Key Takeaways
The DOL has issued FAQs that generally explain PTE 2020-02 and the expanded definition of fiduciary advice, particularly for rollover recommendations.
The DOL’s expanded definition of fiduciary advice was described in the preamble to PTE 2020-02.
The PTE then provides relief for conflicted non-discretionary recommendations (for example, rollover recommendations), if its conditions are satisfied.
A number of my earlier articles have discussed the requirements that PTE 2020-02 imposes on rollover recommendations.
This article discusses the need for information about the plan and the participant’s interests in the plan in order to develop a compliant rollover recommendation.
Background
The DOL’s prohibited transaction exemption (PTE) 2020-02 (Improving Investment Advice for Workers & Retirees), allows investment advisers, broker-dealers, banks, and insurance companies (“financial institutions”), and their representatives (“investment professionals”), to receive conflicted compensation resulting from non-discretionary fiduciary investment advice to ERISA retirement plans, participants (including rollover recommendations), and IRA owners (all of whom are referred to as “retirement investors”). In addition, in the preamble to the PTE the DOL announced an expanded definition of fiduciary advice, meaning that many more financial institutions and investment professionals are fiduciaries for their recommendations to retirement investors and, therefore, will need the protection provided by the exemption.
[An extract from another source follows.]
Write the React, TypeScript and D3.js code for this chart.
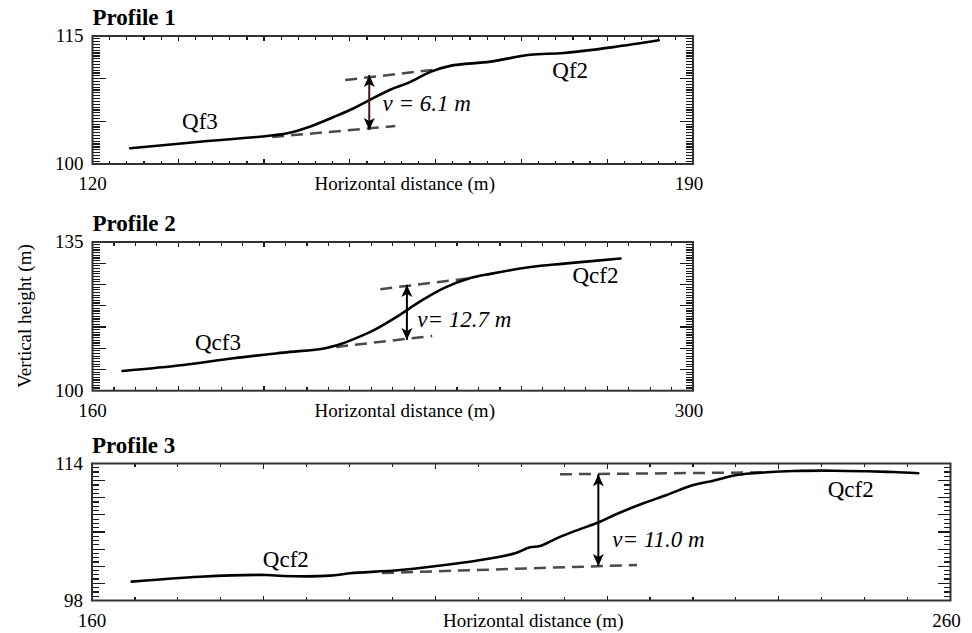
import React from "react";
import * as d3 from "d3";

// profile 1
const p1Dist = [124.4, 132.5, 139.5, 142.7, 145.4, 148.1, 150.4, 152.1, 154.7, 156.8, 159.4, 161.7, 166.4, 171.0, 174.9, 180.7, 186.0];
const p1Height = [101.84, 102.61, 103.2, 103.6, 104.4, 105.5, 106.5, 107.4, 108.7, 109.5, 110.8, 111.5, 112.0, 112.8, 113.0, 113.7, 114.5];

// profile 2
const p2Dist = [167.0, 181.2, 192.9, 204.5, 214.25, 218.5, 222.0, 225.5, 231.0, 236.4, 241.9, 248.1, 252.75, 262.1, 269.9, 283.1];
const p2Height = [104.65, 106.06, 107.64, 108.96, 110.0, 111.2, 112.6, 114.2, 117.45, 121.0, 124.15, 126.5, 127.5, 129.1, 129.9, 131.1];

// profile 3
const p3Dist = [164.62, 172.58, 180.35, 182.28, 187.72, 190.05, 195.88, 202.87, 207.52, 209.27, 211.02, 212.18, 214.13, 216.06, 219.17, 221.12, 224.22, 226.94, 230.04, 232.37, 235.1, 238.59, 241.69, 246.35, 250.24, 253.34, 256.25];
const p3Height = [100.2, 100.78, 100.98, 100.86, 100.9, 101.18, 101.56, 102.38, 103.12, 103.51, 104.21, 104.36, 105.26, 106.04, 107.2, 108.1, 109.35, 110.32, 111.49, 111.99, 112.66, 112.97, 113.12, 113.16, 113.09, 113.0, 112.86];

// fitted surface lines [x0, y0, x1, y1]
const p1Upper = [149.46, 109.84, 160.54, 111.13];
const p1Lower = [140.94, 103.16, 155.29, 104.45];
const p2Upper = [227.1, 123.9, 248.1, 126.5];
const p2Lower = [216.8, 110.3, 239.2, 112.9];
const p3Upper = [214.51, 112.74, 238.39, 112.97];
const p3Lower = [193.78, 101.21, 223.48, 102.15];

// offset arrows [x, top, bottom]
const p1Arrow = [152.26, 110.43, 103.98];
const p2Arrow = [233.3, 124.9, 111.96];
const p3Arrow = [218.98, 112.74, 102.03];

const p1Labels = [
  { text: "Qf3", x: 130.44, y: 104.1, italic: false },
  { text: "Qf2", x: 173.6, y: 110.08, italic: false },
  { text: "v = 6.1 m", x: 153.8, y: 106.2, italic: true },
];
const p2Labels = [
  { text: "Qcf3", x: 183.9, y: 109.6, italic: false },
  { text: "Qcf2", x: 271.9, y: 125.4, italic: false },
  { text: "v= 12.7 m", x: 235.7, y: 115.0, italic: true },
];
const p3Labels = [
  { text: "Qcf2", x: 179.9, y: 101.9, italic: false },
  { text: "Qcf2", x: 245.7, y: 110.1, italic: false },
  { text: "v= 11.0 m", x: 220.6, y: 104.25, italic: true },
];

const FONT = "Liberation Serif, Times New Roman, serif";

const Profile = (props: any) => {
  const { id, title, xDomain, yDomain, box, dist, height, upper, lower, arrow, labels, xStep, xMajor, yStep, yMajor, shaft } = props;
  const x = d3.scaleLinear().domain(xDomain).range([box.left, box.right]);
  const y = d3.scaleLinear().domain(yDomain).range([box.bottom, box.top]);

  const pts = dist.map((d: number, i: number) => [d, height[i]]);
  const line = d3.line<number[]>().x(d => x(d[0])).y(d => y(d[1])).curve(d3.curveCatmullRom.alpha(0.5));

  const isMajor = (v: number, start: number, major: number) =>
    Math.abs((v - start) / major - Math.round((v - start) / major)) < 1e-6;

  const yTicks = d3.range(yDomain[0], yDomain[1] + 1e-6, yStep).filter((v: number) => v > yDomain[0] + 1e-6 && v < yDomain[1] - 1e-6);
  const xTicks = d3.range(xDomain[0], xDomain[1] + 1e-6, xStep).filter((v: number) => v > xDomain[0] + 1e-6 && v < xDomain[1] - 1e-6);

  const mid = (box.left + box.right) / 2 + 12;

  return (
    <g>
      <defs>
        <marker id={`arr-${id}`} viewBox="0 0 12 12" refX="12" refY="6" markerWidth="12" markerHeight="12" markerUnits="userSpaceOnUse" orient="auto-start-reverse">
          <path d="M0,0.5 L12,6 L0,11.5 L3,6 z" fill="#000" />
        </marker>
      </defs>
      <text x={box.left} y={box.top - 11} fontFamily={FONT} fontWeight="bold" fontSize={23}>{title}</text>

      <g stroke="#1a1a1a" strokeWidth={1.2} shapeRendering="crispEdges">
        {yTicks.map((v: number, i: number) => {
          const len = isMajor(v, yDomain[0], yMajor) ? 13 : 7;
          return (
            <g key={`y${i}`}>
              <line x1={box.left} x2={box.left + len} y1={y(v)} y2={y(v)} />
              <line x1={box.right} x2={box.right - len} y1={y(v)} y2={y(v)} />
            </g>
          );
        })}
        {xTicks.map((v: number, i: number) => {
          const len = isMajor(v, xDomain[0], xMajor) ? 5 : 3.5;
          return (
            <g key={`x${i}`}>
              <line x1={x(v)} x2={x(v)} y1={box.bottom} y2={box.bottom - len} />
              <line x1={x(v)} x2={x(v)} y1={box.top} y2={box.top + len} />
            </g>
          );
        })}
      </g>
      <rect x={box.left} y={box.top} width={box.right - box.left} height={box.bottom - box.top} fill="none" stroke="#333" strokeWidth={2} />

      <g fontFamily={FONT} fontSize={19}>
        <text x={box.left - 9} y={box.top + 6} textAnchor="end">{yDomain[1]}</text>
        <text x={box.left - 9} y={box.bottom + 6} textAnchor="end">{yDomain[0]}</text>
        <text x={box.left} y={box.bottom + 26} textAnchor="middle">{xDomain[0]}</text>
        <text x={box.right - 4} y={box.bottom + 26} textAnchor="middle">{xDomain[1]}</text>
        <text x={mid} y={box.bottom + 26} textAnchor="middle">Horizontal distance (m)</text>
      </g>

      <g stroke="#4a4a4a" strokeWidth={2.5} strokeDasharray="12 7" fill="none">
        <line x1={x(upper[0])} y1={y(upper[1])} x2={x(upper[2])} y2={y(upper[3])} />
        <line x1={x(lower[0])} y1={y(lower[1])} x2={x(lower[2])} y2={y(lower[3])} />
      </g>

      <path d={line(pts) || ""} fill="none" stroke="#000" strokeWidth={2.6} strokeLinejoin="round" strokeLinecap="round" />

      <line x1={x(arrow[0])} x2={x(arrow[0])} y1={y(arrow[1])} y2={y(arrow[2])} stroke={shaft} strokeWidth={2}
        markerStart={`url(#arr-${id})`} markerEnd={`url(#arr-${id})`} />

      <g fontFamily={FONT} fontSize={23}>
        {labels.map((l: any, i: number) => (
          <text key={i} x={x(l.x)} y={y(l.y)} fontStyle={l.italic ? "italic" : "normal"}>{l.text}</text>
        ))}
      </g>
    </g>
  );
};

export default function App() {
  return (
    <svg width={972} height={633} style={{ position: "absolute", left: 0, top: 0, background: "#fff" }}>
      <Profile id="p1" title="Profile 1" xDomain={[120, 190]} yDomain={[100, 115]}
        box={{ left: 92.5, top: 36, right: 693, bottom: 164 }}
        dist={p1Dist} height={p1Height} upper={p1Upper} lower={p1Lower} arrow={p1Arrow} labels={p1Labels}
        xStep={2} xMajor={10} yStep={1 / 3} yMajor={5} shaft="#4a1414" />
      <Profile id="p2" title="Profile 2" xDomain={[160, 300]} yDomain={[100, 135]}
        box={{ left: 92.5, top: 242, right: 693, bottom: 390.7 }}
        dist={p2Dist} height={p2Height} upper={p2Upper} lower={p2Lower} arrow={p2Arrow} labels={p2Labels}
        xStep={5} xMajor={20} yStep={0.625} yMajor={5} shaft="#000" />
      <Profile id="p3" title="Profile 3" xDomain={[160, 260]} yDomain={[98, 114]}
        box={{ left: 92, top: 463.5, right: 950.5, bottom: 600.5 }}
        dist={p3Dist} height={p3Height} upper={p3Upper} lower={p3Lower} arrow={p3Arrow} labels={p3Labels}
        xStep={5} xMajor={20} yStep={0.5} yMajor={2} shaft="#000" />
      <text transform="translate(31,316) rotate(-90)" textAnchor="middle" fontFamily={FONT} fontSize={19}>Vertical height (m)</text>
    </svg>
  );
}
In the preamble to the PTE, the DOL described its expanded definition of fiduciary advice. The fiduciary regulations in ERISA and the Internal Revenue Code have two definitions of fiduciary advice. The first is the obvious—where the investment professional and financial institution have discretion over the investments in retirement accounts. In effect, that is a one-part test—“discretion.” In addition, there is a 5-part test for non-discretionary fiduciary advice. The DOL did not amend the regulation to modify any of the “parts,” but instead reinterpreted some of the parts, and particularly the “regular basis” part, to significantly increase the number of investment professionals and financial institutions who are fiduciaries.
This article focuses on the information that is needed to make a compliant rollover recommendation and particularly about information concerning the participant’s interest in the plan.